You can and should do the same thing.
=> 3. Do a good deed every day.
It’s an old-fashioned, simple formula. But it still works. If you do good, you feel good. And the more often you feel good, the more you build and reinforce your own positive attitude.
So go out there and do at least one good deed a day … whether it’s for the world, your community, coworker, customer, or family member. Do something kind and thoughtful without any expectation of a payback. Just do it because it’s the right thing to do.
As author and sales trainer Jim Meisenheimer puts it, “When you start doing good deeds your self-motivation takes on a whole new dimension. In sales little things mean everything. In life little things mean even more. Do lots of little things every day.”
=> 4. Challenge the negative.
If you’re like most people, you’re going to hear your share of griping, groaning, whining and complaining at work and at home. But if you’re also like most people, you just listen to it. You don’t do anything about it; so it’s likely to keep on happening.
Not Tracey Medves. As she says, “When people tell me how bad the day was because they forgot this or that, or when they tell me about ‘horrible’ things that may have happened to them, I often tell them, ‘If that is the worst thing that happened today, it must have been a pretty good day!’ Amazing how that makes people stop and think.”
Kolleen Dohermann from the Association of California School Administrators learned the same lesson after I spoke to her association. She wrote to tell me all about it. She said, “My life really changed after your presentation, and several people came up and thanked me for being me. Huh? What I realized is that I had changed. Before your program, I was easily worn down by the negativity around me. Now, for every negative thing someone says, I point out the reverse.”
What good does that do, you wonder? As Kolleen went on to say, “First of all, when I challenge the negative, it says I am not accepting their statement. In the past, I would just say ‘uh-huh’ as a way to get them to be quiet, but they would keep on anyway. I realized that I was enabling them, and people always dumped their problems on me (probably because I was willing to listen). Now they know I am going to give them positive alternatives until they stop complaining. HA!”
“Sometimes the positive side is ridiculous but that’s okay. It shows these negative folks there is another side to the coin. How about that? What a simple yet EFFECTIVE process.”
Like Kolleen, learn to challenge the negative. And finally,
=> 5. Penalize the negative.
There’s an old slogan that says “the squeaky wheel gets the grease.” That may be true. We do just about anything to shut those people up. Unfortunately, when we pay attention to their negativity, we tend to reward it.
Personally, I like the way Reggie Clifton, from Offutt Air Force Base, learned a better way. Instead of reinforcing negativity, Clifton penalized it. As Clifton wrote me, “Before coming to work for the Air Force, I had a small office with employees. I was continually trying to keep little fires from flaring up … such things as employees talking about others, inadequate job performance, unprofessional dress, or a constant stream of whining. Finally I had had enough of the negative attitudes.”
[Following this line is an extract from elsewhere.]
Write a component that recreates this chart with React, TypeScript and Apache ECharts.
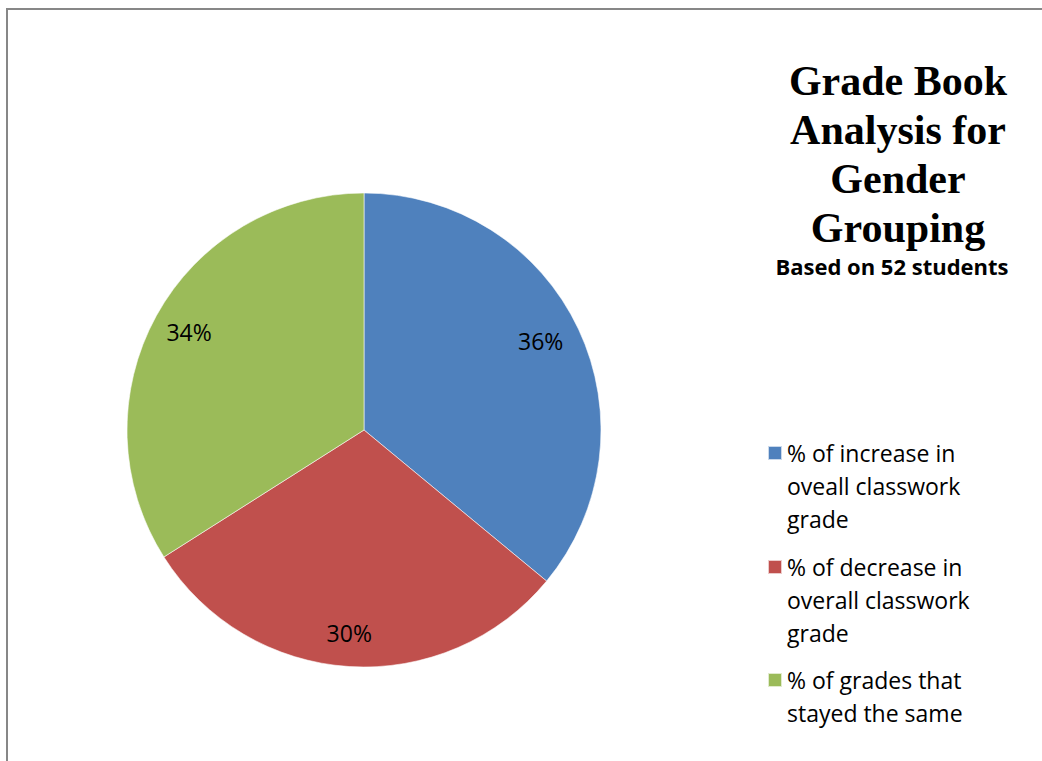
import React, { useEffect, useRef } from "react";
import * as echarts from "echarts";

const categories = [
  "% of increase in oveall classwork grade",
  "% of decrease in overall classwork grade",
  "% of grades that stayed the same",
];
const legendLines = [
  ["% of increase in", "oveall classwork", "grade"],
  ["% of decrease in", "overall classwork", "grade"],
  ["% of grades that", "stayed the same"],
];
const values = [36, 30, 34];
const colors = ["#4F81BD", "#C0504D", "#9BBB59"];
const titleText = "Grade Book\nAnalysis for\nGender\nGrouping";
const subtitleText = "Based on 52 students";

const SANS = "'Open Sans', 'Noto Sans', sans-serif";

export default function App() {
  const ref = useRef<HTMLDivElement>(null);
  useEffect(() => {
    if (!ref.current) return;
    const chart = echarts.init(ref.current, null, { renderer: "svg" });
    const LH = 33;
    const iconCenters = [453, 567, 680];
    const labelOffsets = [[-7, -3], [-2, 0], [3, 0]];
    const option: any = {
      animation: false,
      backgroundColor: "#ffffff",
      title: [
        {
          text: titleText,
          left: 898,
          top: 56,
          padding: 0,
          textAlign: "center",
          textStyle: {
            fontFamily: "'Liberation Serif', 'Times New Roman', serif",
            fontWeight: "bold",
            fontSize: 42,
            lineHeight: 49,
            color: "#000000",
          },
        },
        {
          text: subtitleText,
          left: 892,
          top: 255,
          padding: 0,
          textAlign: "center",
          textStyle: {
            fontFamily: SANS,
            fontWeight: "bold",
            fontSize: 22,
            lineHeight: 22,
            color: "#000000",
          },
        },
      ],
      legend: categories.map((name, i) => {
        const lines = legendLines[i];
        const n = lines.length;
        const blockLines = 2 * n - 1;
        return {
          data: [name],
          orient: "vertical",
          left: 767,
          top: iconCenters[i] - (blockLines * LH) / 2,
          padding: 0,
          itemWidth: 14,
          itemHeight: 14,
          icon: "rect",
          selectedMode: false,
          formatter: () => "\n".repeat(n - 1) + lines.join("\n"),
          textStyle: {
            fontFamily: SANS,
            fontSize: 23,
            lineHeight: LH,
            color: "#000000",
          },
        };
      }),
      graphic: [
        {
          type: "rect",
          silent: true,
          shape: { x: 7, y: 9, width: 1200, height: 900 },
          style: { fill: "none", stroke: "#878787", lineWidth: 2 },
        },
      ],
      series: [
        {
          type: "pie",
          center: [364, 430],
          radius: [0, 237],
          startAngle: 90,
          clockwise: true,
          silent: true,
          label: { show: false },
          labelLine: { show: false },
          itemStyle: { borderColor: "rgba(255,255,255,0.7)", borderWidth: 0.8 },
          data: categories.map((name, i) => ({
            name,
            value: values[i],
            itemStyle: { color: colors[i] },
          })),
        },
        {
          type: "pie",
          center: [364, 430],
          radius: [163, 237],
          startAngle: 90,
          clockwise: true,
          silent: true,
          z: 3,
          itemStyle: { color: "transparent", borderWidth: 0 },
          label: {
            show: true,
            position: "inside",
            formatter: "{d}%",
            fontFamily: SANS,
            fontSize: 23,
            color: "#000000",
          },
          labelLine: { show: false },
          data: categories.map((_, i) => ({
            name: "lbl" + i,
            value: values[i],
            label: { offset: labelOffsets[i] },
          })),
        },
      ],
    };
    chart.setOption(option);
    return () => chart.dispose();
  }, []);
  return (
    <div
      ref={ref}
      style={{ position: "absolute", left: 0, top: 0, width: 1042, height: 761 }}
    />
  );
}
But Clifton didn’t leave it at that. The story continued, “I felt tired of baby sitting or policing them, so I put up a ‘Complaint Jar.’ Whenever an employee would complain about an office policy, another employee, or anything else, they had to follow up with a constructive solution. If not, they had to put a quarter in the jar. I let the employees police themselves, and it cut way down on the petty complaints. Then we used the money for pizza and drinks at the next staff meeting.”
Good thinking. And a very creative solution to an old problem. Try it in your office if you want to diminish the negative attitudes.
And you can do the same thing for yourself if you’re trying to turn your attitude around. You can penalize your own negative attitudes when you catch yourself falling into the negativity trap. Just keep a rubber band on one of your wrists, and whenever you think a negative thought or utter a negative comment, snap the rubber band. Sure, it will hurt a little, but it’s a simple way to cut down on your old, negative, self-destructive attitudes.
I urge you to try these five tips. They will give you an attitude adjustment. And indeed your whole life will take on a new and better flavor.
You will be able to agree with author Katherine Mansfield (1888-1923) when she wrote, “Could we change our attitude, we should not only see life differently, but life itself would come to be different. Life would undergo a change of appearance because we ourselves had undergone a change of attitude.”